Thessaloniki in the Extremes
International urban design masterclass
24 – 31 October 2014, Thessaloniki, Greece
“Thessaloniki in the Extremes” was an international urban design masterclass open to students towards the end of their studies, recent graduates, and professionals, in architecture, urban design, and related design/project-oriented fields concerned with the study of the city and urban intervention. The master class was organised through the collaboration of an international team of professionals and academics. It is hosted by the Department of Architecture, University of Thessaloniki, Greece.
“Thessaloniki in the Extremes” came after “Volos in the Extremes” urban design masterclass under the same concept. Having as a point of departure the challenges faced by the city in response to the global crisis, ‘Thessaloniki in the Extremes’ grasped the unique opportunity to reinvent the predominant model of development (both in Greece and around the world) which is now facing severe hurdles. It especially focused on the shift from growth to sustainability, from market-dependency to self-sufficiency, from individually-motivated consumption to publicly-useful production.
Through an 8-day programme of group work, site visits, lectures, and social events, the masterclass, organised into units, produced a set of urban design proposals for different areas of Thessaloniki. Units focused on different geographies of the city, ranging both in scale and location, from building typology to the structure of the urban grid.
The key feature in terms of methodology and working approach was the use of scenarios as tools for architectural development and urban design proposals. As Paola Pellegrini claims, “a scenario is an exercise of creative imagination, based on qualitative and qualitative variables that aims at the creation of images of the future. It means posing the question: WHAT IF?”

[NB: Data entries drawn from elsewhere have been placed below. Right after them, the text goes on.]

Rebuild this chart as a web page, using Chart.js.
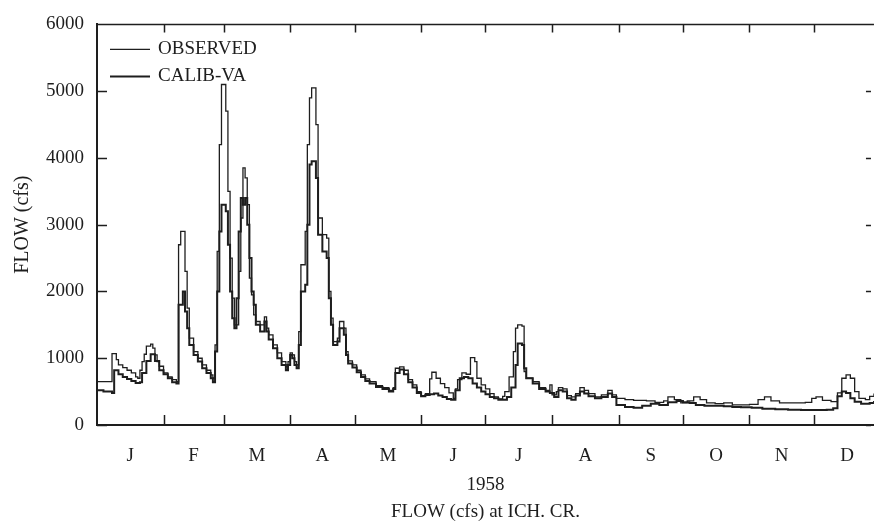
<!DOCTYPE html>
<html>
<head>
<meta charset="utf-8">
<script src="https://cdn.jsdelivr.net/npm/chart.js@4"></script>
<style>
	body { margin: 0; background: #fff; }
	#box { width: 874px; height: 529px; }
</style>
</head>
<body>
<div id="box"><canvas id="flowChart"></canvas></div>
<script>
// day of year 1958 (0 = Jan 1) and flow in cfs
let obsDays = [0,6,7,9,10,12,14,16,18,19,20,21,22,23,25,26,27,28,29,31,33,35,37,38,39,41,42,43,45,47,49,51,53,54,55,56,57,58,60,61,62,63,64,65,66,67,68,69,70,71,72,73,74,76,78,79,80,82,84,86,88,89,90,91,92,93,94,95,97,98,99,100,102,103,105,107,108,109,110,112,113,115,116,117,119,121,123,125,127,130,133,136,138,139,141,143,145,147,149,151,153,155,156,158,160,162,164,166,167,168,170,172,174,176,177,179,181,183,185,187,189,190,192,194,195,196,198,199,200,203,206,209,211,212,214,215,217,219,221,223,225,227,229,232,235,238,240,242,246,250,256,260,264,266,269,272,275,278,281,284,288,292,296,300,304,308,311,314,318,324,330,333,335,338,342,345,347,349,351,353,355,358,360,362];
let obsFlow = [650,650,1070,980,900,860,820,780,720,700,820,950,1060,1180,1210,1150,1050,950,880,780,720,680,650,2700,2900,2300,1750,1300,1100,1000,900,820,750,700,1200,2600,4200,5100,4700,3500,2500,1900,1500,1500,2300,3100,3850,3700,3300,2200,1950,1650,1550,1500,1620,1450,1350,1200,1080,950,870,950,1080,1050,950,900,1400,2400,2900,4200,4900,5050,4500,3100,2850,2800,2000,1600,1250,1300,1550,1450,1100,960,900,820,750,690,650,590,560,520,560,850,870,820,680,600,500,440,470,690,790,700,620,560,480,400,540,680,780,760,1010,950,700,600,540,470,420,390,430,500,720,1100,1450,1500,1480,800,700,650,560,520,600,450,500,560,540,440,420,470,560,520,470,420,450,520,450,400,380,370,360,340,360,420,380,330,360,420,380,330,320,330,300,300,310,380,420,360,330,330,340,400,420,370,350,480,700,750,700,500,400,380,430,470];

let calDays = [0,3,7,8,10,12,14,16,18,20,21,23,25,27,29,31,33,35,37,38,40,41,42,43,45,47,49,51,53,54,55,56,57,58,60,61,62,63,64,65,66,67,68,69,70,71,72,73,74,76,78,79,80,82,84,86,88,89,90,91,92,93,94,95,97,98,99,100,102,103,105,107,108,109,110,112,113,115,116,117,119,121,123,125,127,130,133,136,138,139,141,143,145,147,149,151,153,155,157,159,161,163,165,167,169,171,173,175,177,179,181,183,185,187,189,191,193,195,196,198,199,200,203,206,209,211,213,215,217,219,221,223,225,227,229,232,235,238,240,242,246,250,254,258,262,266,270,273,276,279,283,288,292,296,300,305,310,316,322,328,334,340,343,345,347,349,351,353,356,360,362];
let calFlow = [520,500,480,820,760,720,690,660,630,640,780,960,1060,960,820,760,700,640,620,1800,2000,1700,1450,1200,1050,950,850,780,700,640,1100,2000,2900,3300,3200,2700,2000,1600,1450,1900,2900,3400,3300,3400,3000,2500,2000,1800,1500,1400,1550,1400,1280,1150,1000,900,820,900,1050,1000,900,850,1200,2000,2100,3000,3900,3950,3700,2850,2600,2500,1900,1500,1200,1250,1450,1350,1050,920,860,790,720,660,620,570,540,500,540,780,830,760,640,560,480,430,450,460,470,440,420,390,380,520,700,720,700,620,560,500,460,420,400,380,380,420,560,900,1220,1200,850,700,620,540,500,480,420,520,500,400,380,440,500,470,430,400,420,470,420,300,270,260,290,320,300,340,360,340,330,300,290,290,280,270,265,260,245,235,230,225,225,230,250,430,500,480,400,350,320,330,360];

// month boundaries and the letters that sit between them
let monthStarts = [0,31,59,90,120,151,181,212,243,273,304,334];
let monthMids = [15.5,45,74.5,105,135.5,166,196.5,227.5,258,288.5,319,349.5];
let monthLetters = ['J','F','M','A','M','J','J','A','S','O','N','D'];
let flowTicks = [0,1000,2000,3000,4000,5000,6000];

const serif = "'Liberation Serif', 'Times New Roman', serif";
const ink = '#1e1e1e';

function toPoints(days, flows) {
	return days.map((d, i) => ({x: d, y: flows[i]}));
}

// inward tick marks, the top frame line and the little legend in the corner
const frameTicks = {
	id: 'frameTicks',
	afterDraw(chart) {
		const ctx = chart.ctx;
		const a = chart.chartArea;
		const xs = chart.scales.x;
		const ys = chart.scales.y;
		ctx.save();
		ctx.strokeStyle = ink;
		ctx.lineWidth = 1.5;
		ctx.beginPath();
		ctx.moveTo(a.left, a.top);
		ctx.lineTo(a.right, a.top);
		monthStarts.forEach(d => {
			if (d == 0) return;
			const px = Math.round(xs.getPixelForValue(d)) + 0.5;
			ctx.moveTo(px, a.bottom);
			ctx.lineTo(px, a.bottom - 10);
			ctx.moveTo(px, a.top);
			ctx.lineTo(px, a.top + 8);
		});
		flowTicks.forEach(v => {
			const py = Math.round(ys.getPixelForValue(v)) + 0.5;
			ctx.moveTo(a.left, py);
			ctx.lineTo(a.left + 10, py);
			ctx.moveTo(a.right - 3, py);
			ctx.lineTo(a.right - 8, py);
		});
		ctx.stroke();

		// legend
		ctx.font = '19px ' + serif;
		ctx.fillStyle = ink;
		ctx.textBaseline = 'middle';
		chart.data.datasets.forEach((ds, i) => {
			const y = a.top + 25 + i * 27;
			ctx.lineWidth = ds.borderWidth;
			ctx.beginPath();
			ctx.moveTo(a.left + 13, y);
			ctx.lineTo(a.left + 53, y);
			ctx.stroke();
			ctx.fillText(ds.label, a.left + 61, y);
		});
		ctx.restore();
	}
};

const flowData = {
	datasets: [{
		label: 'OBSERVED',
		data: toPoints(obsDays, obsFlow),
		borderColor: ink,
		backgroundColor: ink,
		borderWidth: 1.3,
		stepped: true,
		pointRadius: 0,
		fill: false
	}, {
		label: 'CALIB-VA',
		data: toPoints(calDays, calFlow),
		borderColor: ink,
		backgroundColor: ink,
		borderWidth: 2,
		stepped: true,
		pointRadius: 0,
		fill: false
	}]
};

const configFlow = {
	type: 'line',
	data: flowData,
	plugins: [frameTicks],
	options: {
		responsive: true,
		maintainAspectRatio: false,
		animation: false,
		layout: { padding: { top: 20, right: 0, left: 0, bottom: 0 } },
		plugins: {
			tooltip: { enabled: false },
			legend: { display: false }
		},
		scales: {
			x: {
				type: 'linear',
				min: 0,
				max: 362,
				grid: { display: false, drawTicks: false },
				border: { display: true, color: ink, width: 2 },
				afterBuildTicks: scale => {
					scale.ticks = monthMids.map(v => ({value: v}));
				},
				afterFit: scale => { scale.height = 104; },
				ticks: {
					autoSkip: false,
					maxRotation: 0,
					padding: 20,
					color: ink,
					font: { family: serif, size: 19 },
					callback: (value, index) => monthLetters[index]
				},
				title: {
					display: true,
					text: ['1958', 'FLOW (cfs) at ICH. CR.'],
					color: ink,
					font: { family: serif, size: 19, lineHeight: 1.4 },
					padding: { top: 0, bottom: 4 }
				}
			},
			y: {
				min: 0,
				max: 6000,
				grid: { display: false, drawTicks: false },
				border: { display: true, color: ink, width: 2 },
				afterBuildTicks: scale => {
					scale.ticks = flowTicks.map(v => ({value: v}));
				},
				afterFit: scale => { scale.width = 97; },
				ticks: {
					padding: 13,
					color: ink,
					font: { family: serif, size: 19 },
					callback: value => String(value)
				},
				title: {
					display: true,
					text: 'FLOW (cfs)',
					color: ink,
					font: { family: serif, size: 20 },
					padding: { top: 11, bottom: 0 }
				}
			}
		}
	}
};

const flowChart = new Chart(
	document.getElementById('flowChart'),
	configFlow
);
</script>
</body>
</html>
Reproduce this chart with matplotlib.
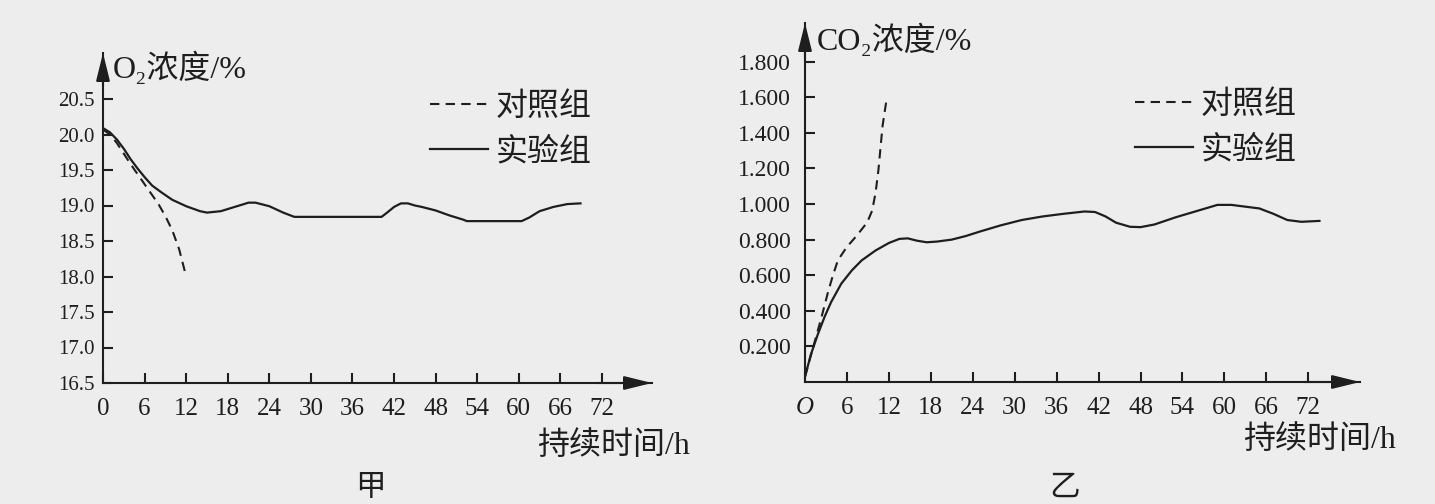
import matplotlib
matplotlib.use('Agg')
import matplotlib.pyplot as plt

# O2 chart (甲)
ctrl_o2_t = [0, 1, 2, 3, 4, 5, 6, 7, 8, 9, 10, 11, 12]
ctrl_o2 = [20.07, 20.0, 19.88, 19.73, 19.58, 19.44, 19.3, 19.16, 19.02, 18.85, 18.65, 18.38, 18.0]
exp_o2_t = [0, 1, 2, 3, 4, 5, 6, 7.1, 8.5, 10, 12, 14, 15, 17, 19, 21, 22, 24, 26, 27.6,
            40.2, 41, 42, 43, 44, 45, 46, 48, 50, 52, 52.5, 60.4, 61.5, 63, 65, 67, 68.9]
exp_o2 = [20.09, 20.03, 19.93, 19.8, 19.65, 19.52, 19.4, 19.28, 19.18, 19.08, 18.99, 18.92,
          18.9, 18.92, 18.98, 19.04, 19.04, 18.99, 18.9, 18.84,
          18.84, 18.9, 18.98, 19.03, 19.03, 19.0, 18.98, 18.93, 18.86, 18.8, 18.78,
          18.78, 18.83, 18.92, 18.98, 19.02, 19.03]
o2_yticks = [16.5, 17.0, 17.5, 18.0, 18.5, 19.0, 19.5, 20.0, 20.5]

# CO2 chart (乙)
ctrl_co2_t = [0, 1.2, 2.05, 2.5, 3.3, 4.0, 4.7, 5.95, 7.4, 8.9, 9.6, 10.1, 10.5, 11.1, 11.6]
ctrl_co2 = [0.03, 0.2, 0.32, 0.385, 0.506, 0.6, 0.683, 0.757, 0.822, 0.897, 0.962, 1.064,
            1.19, 1.44, 1.57]
exp_co2_t = [0, 0.83, 1.8, 2.8, 3.75, 5.2, 6.7, 8.1, 10.1, 12, 13.5, 14.7, 16, 17.4, 18.9,
             21, 23, 25, 28, 31, 34, 37, 40, 41.5, 43, 44.5, 46.5, 48, 50, 53, 56, 59, 61,
             63, 65, 67, 69, 71, 73.6]
exp_co2 = [0.03, 0.153, 0.264, 0.366, 0.45, 0.553, 0.627, 0.683, 0.739, 0.781, 0.804,
           0.807, 0.794, 0.785, 0.789, 0.80, 0.82, 0.845, 0.88, 0.91, 0.93, 0.945, 0.958,
           0.955, 0.93, 0.895, 0.872, 0.87, 0.885, 0.925, 0.96, 0.995, 0.995, 0.985, 0.975,
           0.945, 0.91, 0.9, 0.905]
co2_yticks = [0.2, 0.4, 0.6, 0.8, 1.0, 1.2, 1.4, 1.6, 1.8]

hours = list(range(0, 73, 6))
o2_xlabels = [str(h) for h in hours]
co2_xlabels = ['O'] + [str(h) for h in hours[1:]]

ink = '#1e1e1e'
bg = '#ededed'
fams = ['Liberation Serif', 'Noto Sans CJK SC', 'DejaVu Sans']
plt.rcParams['font.family'] = fams
plt.rcParams['text.color'] = ink

W, H = 1435, 504
fig = plt.figure(figsize=(W / 100, H / 100), dpi=100, facecolor=bg)


def px_axes(left, right, top, bottom):
    return fig.add_axes([left / W, 1 - bottom / H, (right - left) / W, (bottom - top) / H])


def style(ax, ypad, ysize):
    ax.set_facecolor('none')
    for s in ['top', 'right']:
        ax.spines[s].set_visible(False)
    for s in ['left', 'bottom']:
        ax.spines[s].set_linewidth(1.5)
        ax.spines[s].set_color(ink)
    ax.tick_params(axis='both', direction='in', length=7, width=1.5, color=ink,
                   labelcolor=ink)
    ax.tick_params(axis='x', pad=11, labelsize=18)
    ax.tick_params(axis='y', pad=ypad, labelsize=ysize)
    arr = dict(arrowstyle='-|>,head_length=1.7,head_width=0.42', color=ink, lw=1.5,
               shrinkA=0, shrinkB=0, mutation_scale=10)
    ax.annotate('', xy=(1, 0), xytext=(0.9, 0), xycoords='axes fraction', arrowprops=arr)
    ax.annotate('', xy=(0, 1), xytext=(0, 0.9), xycoords='axes fraction', arrowprops=arr)


leg_kw = dict(loc='upper left', bbox_transform=fig.transFigure, frameon=False, fontsize=23,
              handlelength=1.8, handletextpad=0.25, labelspacing=0.5, borderpad=0,
              borderaxespad=0)

# left panel
ax1 = px_axes(103, 652, 53, 383)
ax1.plot(exp_o2_t, exp_o2, color=ink, lw=1.6, label='实验组')
ax1.plot(ctrl_o2_t, ctrl_o2, color=ink, lw=1.5, ls=(0, (4.5, 3)), label='对照组')
ax1.set_xlim(0, (652 - 103) / 6.93)
ax1.set_ylim(16.5, 16.5 + 330 / 71.0)
ax1.set_xticks(hours)
ax1.set_xticklabels(o2_xlabels)
ax1.set_yticks(o2_yticks)
ax1.set_yticklabels(['%.1f' % v for v in o2_yticks])
style(ax1, 6, 15)
h1, l1 = ax1.get_legend_handles_labels()
ax1.legend(h1[::-1], l1[::-1], bbox_to_anchor=(430 / W, 1 - 92 / H), **leg_kw)
fig.text(113 / W, 1 - 68 / H, 'O₂浓度/%', fontsize=23, va='center', ha='left')
fig.text(537 / W, 1 - 446 / H, '持续时间/h', fontsize=23, va='center', ha='left')
fig.text(370 / W, 1 - 503 / H, '甲', fontsize=22, va='bottom', ha='center')

# right panel
ax2 = px_axes(805, 1360, 23, 382)
ax2.plot(exp_co2_t, exp_co2, color=ink, lw=1.6, label='实验组')
ax2.plot(ctrl_co2_t, ctrl_co2, color=ink, lw=1.5, ls=(0, (4.5, 3)), label='对照组')
ax2.set_xlim(0, (1360 - 805) / 6.99)
ax2.set_ylim(0, 359 / 178.0)
ax2.set_xticks(hours)
ax2.set_xticklabels(co2_xlabels)
ax2.get_xticklabels()[0].set_style('italic')
ax2.set_yticks(co2_yticks)
ax2.set_yticklabels(['%.3f' % v for v in co2_yticks])
style(ax2, 10, 17)
h2, l2 = ax2.get_legend_handles_labels()
ax2.legend(h2[::-1], l2[::-1], bbox_to_anchor=(1135 / W, 1 - 90 / H), **leg_kw)
fig.text(817 / W, 1 - 40 / H, 'CO₂浓度/%', fontsize=23, va='center', ha='left')
fig.text(1243 / W, 1 - 440 / H, '持续时间/h', fontsize=23, va='center', ha='left')
fig.text(1065 / W, 1 - 503 / H, '乙', fontsize=22, va='bottom', ha='center')

fig.savefig('out.png', dpi=100, facecolor=bg)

The masterclass did not merely intend to engage with present urban trends, problems and challenges, but also to imagine and project future visions of the city resulting from a “what if X happened” scenario development process. Whereas scenarios may be political, economic, social, cultural, environmental, etc., each one of them (or a combination of several) can impact in a different way on the spatial structure and programming of the city.